The Association of Home Appliance Manufacturers utilizes the Clean Air Delivery Rate (CADR) to compare air cleaners to each other. The CADR rates removal of particles – not gasses or odors – and for brand new units. Veeck says this is a good test when used properly. Improvements are being made to take into consideration how well the air cleaners perform when filters get loaded. There have been complaints from the manufacturer of at least one brand of HEPA air cleaner that the CADR test does not evaluate the effectiveness of an air cleaner to remove particles. One can get a CADR rate for anything put inside the test chamber. If particles stick to the walls in the chamber, as they do when ionizers or electronic air cleaners are used, a CADR will be reported even though the particles have not been removed.
On other fronts, an IESO committee is working on a portable air filter testing standard that would combine several methods of test including ASHRAE 52.2 and European testing standards to test the effectiveness of air cleaning devices.
The best way for to assess the effectiveness of an air cleaner in real life scenarios is to place a laser particle counter up to the exhaust of an air cleaner when it’s running. For a HEPA air cleaner, the number of dust particles exiting a unit should be 99.97% less than the reading obtained when measuring the room air. This means that in the average residential environment the exhaust should read close to zero.
What should people do?
First consider what the health effects are from breathing dust particles and chemicals. More research needs to be done in this area. Brandys says that as homes tighten up we have seen an increase in indoor air quality problems. Why is this? Have the levels of particulates gone up or have VOCs gone up? Is off-gassing inside green buildings more significant than we realize?

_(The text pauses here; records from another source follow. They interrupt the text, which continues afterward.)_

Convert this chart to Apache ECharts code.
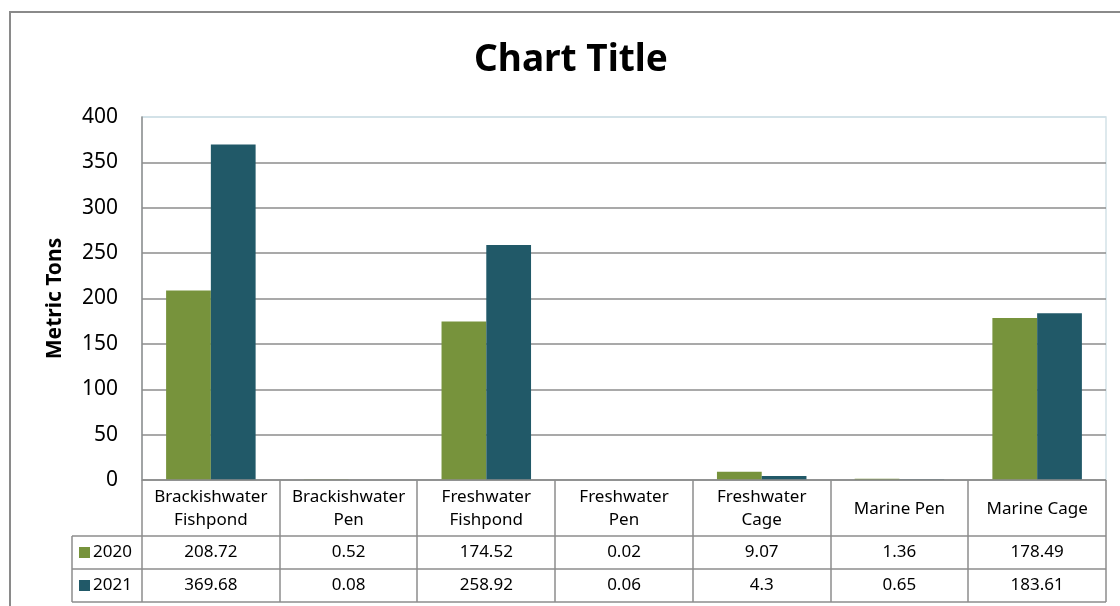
<!DOCTYPE html>
<html>
<head>
<meta charset="utf-8">
<script src="https://cdn.jsdelivr.net/npm/echarts@6/dist/echarts.min.js"></script>
<style>
  html, body { margin: 0; padding: 0; background: #fff; }
  #chart { width: 1120px; height: 606px; }
</style>
</head>
<body>
<div id="chart"></div>
<script>
// data
var categories = ['Brackishwater\nFishpond', 'Brackishwater\nPen', 'Freshwater\nFishpond', 'Freshwater\nPen', 'Freshwater\nCage', 'Marine Pen', 'Marine Cage'];
var years = ['2020', '2021'];
var values2020 = [208.72, 0.52, 174.52, 0.02, 9.07, 1.36, 178.49];
var values2021 = [369.68, 0.08, 258.92, 0.06, 4.3, 0.65, 183.61];
var yTicks = [0, 50, 100, 150, 200, 250, 300, 350, 400];

var colors = ['#77933C', '#215968'];
var font = 'Noto Sans';
var lineColor = '#8c8c8c';

var chart = echarts.init(document.getElementById('chart'));

// grid / table geometry
var gL = 142, gR = 14, gT = 117, gB = 126;
var W = 1120;
var axisY = 606 - gB;          // y of the zero line
var colW = (W - gL - gR) / categories.length;
var rowY = [axisY, 536, 569, 602];
var legendLeft = 72;
var tableRight = W - gR;

var graphics = [];
// outer chart frame
graphics.push({ type: 'rect', shape: { x: 10, y: 12, width: 1200, height: 700 },
  style: { fill: null, stroke: '#8a8a8a', lineWidth: 2 }, silent: true });
// title
graphics.push({ type: 'text', x: 571, y: 60,
  style: { text: 'Chart Title', font: 'bold 37px "' + font + '"', fill: '#000', align: 'center', verticalAlign: 'middle' } });

// horizontal table lines
for (var r = 0; r < rowY.length; r++) {
  var x0 = r === 0 ? gL : legendLeft;
  graphics.push({ type: 'line', shape: { x1: x0, y1: rowY[r], x2: tableRight, y2: rowY[r] },
    style: { stroke: lineColor, lineWidth: 1.5 }, z: 10 });
}
// vertical table lines
graphics.push({ type: 'line', shape: { x1: legendLeft, y1: rowY[1], x2: legendLeft, y2: rowY[3] },
  style: { stroke: lineColor, lineWidth: 1.5 }, z: 10 });
for (var c = 0; c <= categories.length; c++) {
  var xc = Math.round(gL + c * colW);
  graphics.push({ type: 'line', shape: { x1: xc, y1: rowY[0], x2: xc, y2: rowY[3] },
    style: { stroke: lineColor, lineWidth: 1.5 }, z: 10 });
}
// header cells
categories.forEach(function (name, i) {
  graphics.push({ type: 'text', x: gL + (i + 0.5) * colW, y: (rowY[0] + rowY[1]) / 2 + 1,
    style: { text: name, font: '17px "' + font + '"', fill: '#000', align: 'center', verticalAlign: 'middle', lineHeight: 23 } });
});
// value rows
[values2020, values2021].forEach(function (vals, r) {
  var yc = (rowY[r + 1] + rowY[r + 2]) / 2;
  graphics.push({ type: 'rect', shape: { x: 79, y: yc - 5.5, width: 11, height: 11 }, style: { fill: colors[r] } });
  graphics.push({ type: 'text', x: 93, y: yc,
    style: { text: years[r], font: '17px "' + font + '"', fill: '#000', align: 'left', verticalAlign: 'middle' } });
  vals.forEach(function (v, i) {
    graphics.push({ type: 'text', x: gL + (i + 0.5) * colW, y: yc,
      style: { text: String(v), font: '17px "' + font + '"', fill: '#000', align: 'center', verticalAlign: 'middle' } });
  });
});

var splitColors = yTicks.map(function (t, i) { return i === yTicks.length - 1 ? '#cfdfe6' : lineColor; });

var option = {
  animation: false,
  backgroundColor: '#fff',
  textStyle: { fontFamily: font },
  grid: { left: gL, right: gR, top: gT, bottom: gB, show: true, borderColor: '#d3e2e8', borderWidth: 1.5, containLabel: false },
  xAxis: {
    type: 'category',
    data: categories,
    axisLine: { show: false },
    axisTick: { show: false },
    axisLabel: { show: false },
    splitLine: { show: false }
  },
  yAxis: {
    type: 'value',
    min: yTicks[0],
    max: yTicks[yTicks.length - 1],
    interval: 50,
    name: 'Metric Tons',
    nameLocation: 'middle',
    nameRotate: 90,
    nameGap: 76,
    nameTextStyle: { fontFamily: font, fontSize: 21, fontWeight: 'bold', color: '#000' },
    axisLine: { show: true, lineStyle: { color: lineColor, width: 1.5 } },
    axisTick: { show: false },
    axisLabel: { fontFamily: font, fontSize: 21, color: '#000', margin: 24 },
    splitLine: { show: true, lineStyle: { color: splitColors, width: 1.5 } }
  },
  series: [
    { name: years[0], type: 'bar', data: values2020, barGap: '0%', barCategoryGap: '35%',
      itemStyle: { color: colors[0] } },
    { name: years[1], type: 'bar', data: values2021, barGap: '0%', barCategoryGap: '35%',
      itemStyle: { color: colors[1] } }
  ],
  graphic: graphics
};

chart.setOption(option);
</script>
</body>
</html>
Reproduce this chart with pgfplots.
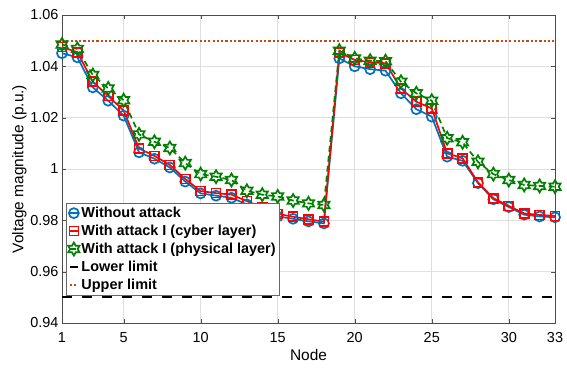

It’s likely that a combination of both particles and gases are affecting indoor air quality and our health. And consider that as chemicals off-gas from building materials, they attach to dust particles. When you breathe particles you are being exposed to both particulate matter and the chemical compounds attached to the dust.
What is needed is a combination of both particulate and gas removal, what most air cleaners claim to provide, yet as we have seen, many can not.
In the absence of effective air cleaners on the market to remove gases and odors, Brandys recommends ventilation using air exchangers. It may be possible to filter particulates using an air filter, but an outdoor air-exchanger is required to reduce the gases indoors.
As the cost of energy goes up it seems to have become attractive to make our buildings airtight and install ventilation systems. How much energy do these air exchangers cost to operate vs. having a leakier building? Has anyone studied the cost of health effects from living in a poorly ventilated building vs. the extra cost of heating a leaky building?
As more research is done on the health effects of green buildings we may find this has been poorly thought out. Just because a green building saves energy does not mean it produces a healthy environments and that needs to be dealt with.